La messa in scena di Cristina Pezzoli per le rappresentazioni classiche dell'INDA a Siracusa ha proprio il compito di guidare lo spettatore lungo i tortuosi ragionamenti contrapposti e spiace vedere tanti malumori attorno a uno sforzo senz'altro impegnativo. Poche regie hanno ricevuto critiche più aspre e più compatte di questa, a partire dall'uso delle voci e dei microfoni (che a me hanno dato molto più fastidio nell'Edipo re), soprattutto tenendo conto che la dimensione prediletta qui era proprio l'ascolto. Va detto subito che non condivido affatto molte rimostranze di cui ho letto e sentito. È vero che l'allestimento perde talvolta di gusto e di senso e scivola in almeno un paio di casi nell'involontaria comicità: citerò, tra tutti, il primo stasimo cantato con lo spirito di un'osteria, nonostante l'inventiva musicale di Stefano Bollani (del resto inadatta alla grandiosità dei versi sofoclei), e la morte grottesca di Creonte. Ed è vero anche che il taglio completo di due stasimi mi lascia piuttosto perplesso, ma va anche detto perlomeno che il testo curato da Anna Beltrametti, esente da ansie di sterile fedeltà all'originale, trova soluzioni davvero eleganti e, in certi casi, ottime: il refrain di Antigone di fronte ai Tebani, lo so, nel cammino verso la sepoltura fa davvero rabbrividire per la capacità di sintesi in merito alla consapevolezza tragica della protagonista.

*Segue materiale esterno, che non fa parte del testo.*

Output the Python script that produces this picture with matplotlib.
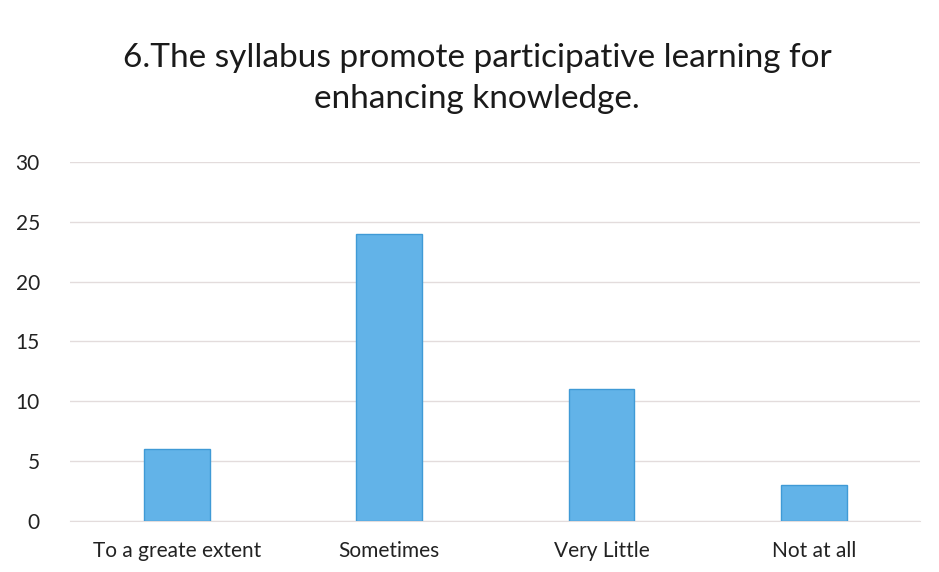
import matplotlib.pyplot as plt

categories = ['To a greate extent', 'Sometimes', 'Very Little', 'Not at all']
counts = [6, 24, 11, 3]
yticks = [0, 5, 10, 15, 20, 25, 30]

plt.rcParams['font.family'] = ['Lato', 'DejaVu Sans']

fig = plt.figure(figsize=(9.39, 5.72), dpi=100)
ax = fig.add_axes([0.075, 0.089, 0.905, 0.628])

ax.bar(range(len(categories)), counts, width=0.31, color='#62b3e8',
       edgecolor='#3f9ad6', linewidth=1, zorder=3)

ax.set_ylim(0, 30)
ax.set_xlim(-0.5, len(categories) - 0.5)
ax.set_yticks(yticks)
ax.set_xticks(range(len(categories)))
ax.set_xticklabels(categories)
ax.tick_params(axis='both', length=0, labelsize=15, colors='#222222')
ax.tick_params(axis='y', pad=22)
ax.tick_params(axis='x', pad=14)
ax.grid(axis='y', color='#e3dcdc', linewidth=1, zorder=0)
for s in ['top', 'right', 'left']:
    ax.spines[s].set_visible(False)
ax.spines['bottom'].set_color('#e3dcdc')

fig.text(0.508, 0.925, '6.The syllabus promote participative learning for\nenhancing knowledge.',
         ha='center', va='top', fontsize=24, color='#1a1a1a', linespacing=1.45)

fig.savefig('out.png', dpi=100)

Anche sulla concezione scenica si potrebbe trovare una coerenza interna rara in altri, più blasonati, spettacoli. Lo spettacolo si sviluppa in uno spazio invaso dalle sette porte di Tebe, tutte divelte e accatastate tranne una, e sembra voler riportare in scena l'intera saga. Non trovo, dunque, niente di strano nell'introduzione alla vicenda da parte dell'ombra di Giocasta (Natalia Magni, che peraltro ha una voce bellissima). Sembra che lo sforzo di Cristina Pezzoli sia stato proprio quello di non perdere niente, anche a costo di qualche occasionale perdita dell'orientamento (come nel secondo stasimo), del resto non fatale. Quanto agli interpreti, l'Antigone di Ilenia Maccarrone non ha il temperamento che ci si attende e nel primo dialogo con Ismene (la splendida Valentina Cenni) si fatica a fare il tifo per lei, però non è priva di fascino e sa tirare fuori la grinta all'occorrenza. Certo, il suo diretto interlocutore è il Creonte ormai consolidato di Maurizio Donadoni, a cui forse si può rimproverare la mancanza di originalità, ma non la ricchezza di immediati tratti definitori. Il personaggio di Antigone c'è - e non è poco - e riesce a districarsi anche rispetto al messaggero spigliatissimo (a mio avviso troppo e ingiustamente osannato per contrasto) di Paolo Li Volsi. Semmai, alla protagonista, in una tragedia incentrata sulla donna/dovere etico e sul suo rapporto con l'uomo/potere, si affianca poi il Tiresia di Isa Danieli: a parte l'ottima interpretazione, mi sembra un'idea eccellente recuperare qui una sorta di preespressività estatica e ricettiva della figura dell'indovino, nonché la sua natura anfibia e "transgender". Nel complesso, direi che sullo spettacolo di Cristina Pezzoli si può discutere molto, ciò non toglie che sia una parola nuova detta in merito all'Antigone di Sofocle e un'occasione insostituibile - e sempre piacevole nello splendido teatro di Siracusa - con la tragedia greca in generale.